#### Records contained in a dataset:
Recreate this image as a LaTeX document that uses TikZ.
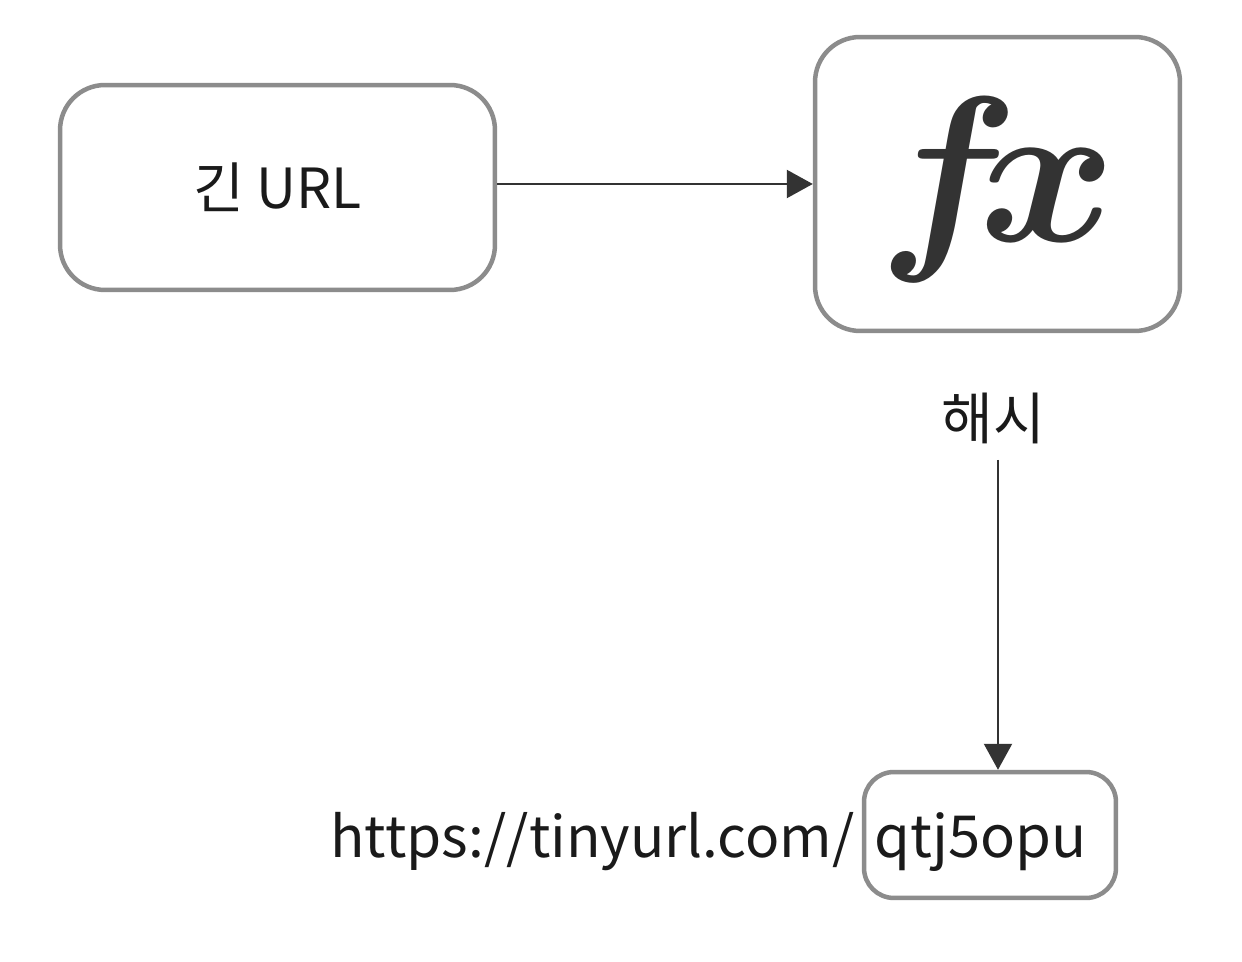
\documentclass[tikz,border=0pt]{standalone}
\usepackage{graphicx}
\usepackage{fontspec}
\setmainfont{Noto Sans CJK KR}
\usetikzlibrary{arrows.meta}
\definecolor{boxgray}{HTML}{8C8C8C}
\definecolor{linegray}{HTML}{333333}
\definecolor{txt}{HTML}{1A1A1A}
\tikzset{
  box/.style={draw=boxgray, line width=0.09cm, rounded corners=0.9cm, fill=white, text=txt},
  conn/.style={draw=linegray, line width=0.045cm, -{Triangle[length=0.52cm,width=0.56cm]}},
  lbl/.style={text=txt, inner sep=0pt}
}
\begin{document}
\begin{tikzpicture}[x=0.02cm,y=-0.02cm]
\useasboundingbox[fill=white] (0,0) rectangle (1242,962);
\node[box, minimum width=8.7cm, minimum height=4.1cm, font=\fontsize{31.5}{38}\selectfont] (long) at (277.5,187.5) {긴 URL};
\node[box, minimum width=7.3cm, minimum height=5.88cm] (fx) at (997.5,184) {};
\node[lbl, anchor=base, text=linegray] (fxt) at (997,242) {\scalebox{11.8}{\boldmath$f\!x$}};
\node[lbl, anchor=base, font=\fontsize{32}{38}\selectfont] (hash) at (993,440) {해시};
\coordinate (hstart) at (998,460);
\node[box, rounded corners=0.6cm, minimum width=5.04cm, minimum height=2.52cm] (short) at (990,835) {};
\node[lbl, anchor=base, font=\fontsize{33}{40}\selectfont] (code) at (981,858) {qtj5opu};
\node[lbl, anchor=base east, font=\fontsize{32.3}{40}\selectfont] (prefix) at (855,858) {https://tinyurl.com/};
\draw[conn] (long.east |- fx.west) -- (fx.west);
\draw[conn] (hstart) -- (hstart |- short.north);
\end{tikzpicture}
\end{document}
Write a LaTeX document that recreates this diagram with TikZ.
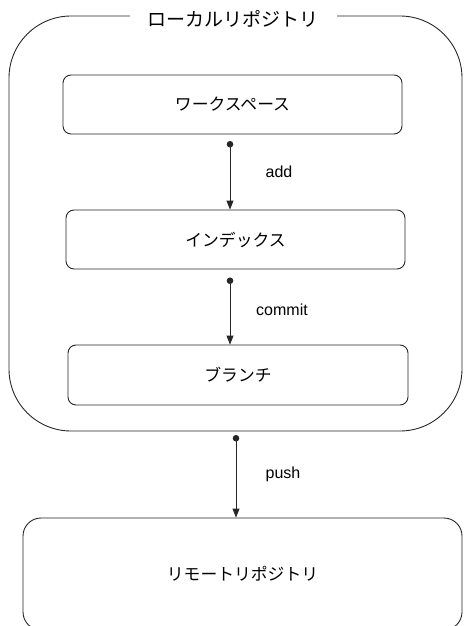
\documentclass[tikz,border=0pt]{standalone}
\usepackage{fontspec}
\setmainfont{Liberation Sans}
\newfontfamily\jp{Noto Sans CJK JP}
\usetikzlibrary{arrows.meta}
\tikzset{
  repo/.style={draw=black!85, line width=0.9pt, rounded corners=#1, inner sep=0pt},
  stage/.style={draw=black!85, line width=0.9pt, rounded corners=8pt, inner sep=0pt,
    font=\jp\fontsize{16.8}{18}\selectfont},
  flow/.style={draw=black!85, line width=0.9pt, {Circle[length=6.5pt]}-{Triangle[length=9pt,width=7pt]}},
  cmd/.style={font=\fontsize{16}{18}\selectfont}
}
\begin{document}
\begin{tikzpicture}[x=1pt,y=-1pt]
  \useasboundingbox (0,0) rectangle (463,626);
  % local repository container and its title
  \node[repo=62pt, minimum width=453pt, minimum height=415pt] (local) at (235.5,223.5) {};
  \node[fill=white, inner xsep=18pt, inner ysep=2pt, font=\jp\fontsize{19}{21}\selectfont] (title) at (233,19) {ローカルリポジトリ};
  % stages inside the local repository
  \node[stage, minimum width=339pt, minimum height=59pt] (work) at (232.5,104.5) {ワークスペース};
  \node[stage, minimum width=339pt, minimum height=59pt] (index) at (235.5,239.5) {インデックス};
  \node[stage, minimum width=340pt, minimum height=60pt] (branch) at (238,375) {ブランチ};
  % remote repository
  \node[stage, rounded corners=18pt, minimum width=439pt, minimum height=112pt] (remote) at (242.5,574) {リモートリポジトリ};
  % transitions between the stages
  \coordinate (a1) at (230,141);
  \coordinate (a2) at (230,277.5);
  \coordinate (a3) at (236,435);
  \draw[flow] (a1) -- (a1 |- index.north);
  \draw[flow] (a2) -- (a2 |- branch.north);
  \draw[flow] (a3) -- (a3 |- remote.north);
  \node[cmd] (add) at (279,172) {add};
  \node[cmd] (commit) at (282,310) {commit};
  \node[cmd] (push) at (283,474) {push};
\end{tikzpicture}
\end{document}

#### THE EXERCISE:
Repeat the records above exactly, omitting every picture.

#### EXERCISE OUTPUT:
Recreate this image as a LaTeX document that uses TikZ.
\documentclass[tikz,border=0pt]{standalone}
\usepackage{graphicx}
\usepackage{fontspec}
\setmainfont{Noto Sans CJK KR}
\usetikzlibrary{arrows.meta}
\definecolor{boxgray}{HTML}{8C8C8C}
\definecolor{linegray}{HTML}{333333}
\definecolor{txt}{HTML}{1A1A1A}
\tikzset{
  box/.style={draw=boxgray, line width=0.09cm, rounded corners=0.9cm, fill=white, text=txt},
  conn/.style={draw=linegray, line width=0.045cm, -{Triangle[length=0.52cm,width=0.56cm]}},
  lbl/.style={text=txt, inner sep=0pt}
}
\begin{document}
\begin{tikzpicture}[x=0.02cm,y=-0.02cm]
\useasboundingbox[fill=white] (0,0) rectangle (1242,962);
\node[box, minimum width=8.7cm, minimum height=4.1cm, font=\fontsize{31.5}{38}\selectfont] (long) at (277.5,187.5) {긴 URL};
\node[box, minimum width=7.3cm, minimum height=5.88cm] (fx) at (997.5,184) {};
\node[lbl, anchor=base, text=linegray] (fxt) at (997,242) {\scalebox{11.8}{\boldmath$f\!x$}};
\node[lbl, anchor=base, font=\fontsize{32}{38}\selectfont] (hash) at (993,440) {해시};
\coordinate (hstart) at (998,460);
\node[box, rounded corners=0.6cm, minimum width=5.04cm, minimum height=2.52cm] (short) at (990,835) {};
\node[lbl, anchor=base, font=\fontsize{33}{40}\selectfont] (code) at (981,858) {qtj5opu};
\node[lbl, anchor=base east, font=\fontsize{32.3}{40}\selectfont] (prefix) at (855,858) {https://tinyurl.com/};
\draw[conn] (long.east |- fx.west) -- (fx.west);
\draw[conn] (hstart) -- (hstart |- short.north);
\end{tikzpicture}
\end{document}
Write a LaTeX document that recreates this diagram with TikZ.
\documentclass[tikz,border=0pt]{standalone}
\usepackage{fontspec}
\setmainfont{Liberation Sans}
\newfontfamily\jp{Noto Sans CJK JP}
\usetikzlibrary{arrows.meta}
\tikzset{
  repo/.style={draw=black!85, line width=0.9pt, rounded corners=#1, inner sep=0pt},
  stage/.style={draw=black!85, line width=0.9pt, rounded corners=8pt, inner sep=0pt,
    font=\jp\fontsize{16.8}{18}\selectfont},
  flow/.style={draw=black!85, line width=0.9pt, {Circle[length=6.5pt]}-{Triangle[length=9pt,width=7pt]}},
  cmd/.style={font=\fontsize{16}{18}\selectfont}
}
\begin{document}
\begin{tikzpicture}[x=1pt,y=-1pt]
  \useasboundingbox (0,0) rectangle (463,626);
  % local repository container and its title
  \node[repo=62pt, minimum width=453pt, minimum height=415pt] (local) at (235.5,223.5) {};
  \node[fill=white, inner xsep=18pt, inner ysep=2pt, font=\jp\fontsize{19}{21}\selectfont] (title) at (233,19) {ローカルリポジトリ};
  % stages inside the local repository
  \node[stage, minimum width=339pt, minimum height=59pt] (work) at (232.5,104.5) {ワークスペース};
  \node[stage, minimum width=339pt, minimum height=59pt] (index) at (235.5,239.5) {インデックス};
  \node[stage, minimum width=340pt, minimum height=60pt] (branch) at (238,375) {ブランチ};
  % remote repository
  \node[stage, rounded corners=18pt, minimum width=439pt, minimum height=112pt] (remote) at (242.5,574) {リモートリポジトリ};
  % transitions between the stages
  \coordinate (a1) at (230,141);
  \coordinate (a2) at (230,277.5);
  \coordinate (a3) at (236,435);
  \draw[flow] (a1) -- (a1 |- index.north);
  \draw[flow] (a2) -- (a2 |- branch.north);
  \draw[flow] (a3) -- (a3 |- remote.north);
  \node[cmd] (add) at (279,172) {add};
  \node[cmd] (commit) at (282,310) {commit};
  \node[cmd] (push) at (283,474) {push};
\end{tikzpicture}
\end{document}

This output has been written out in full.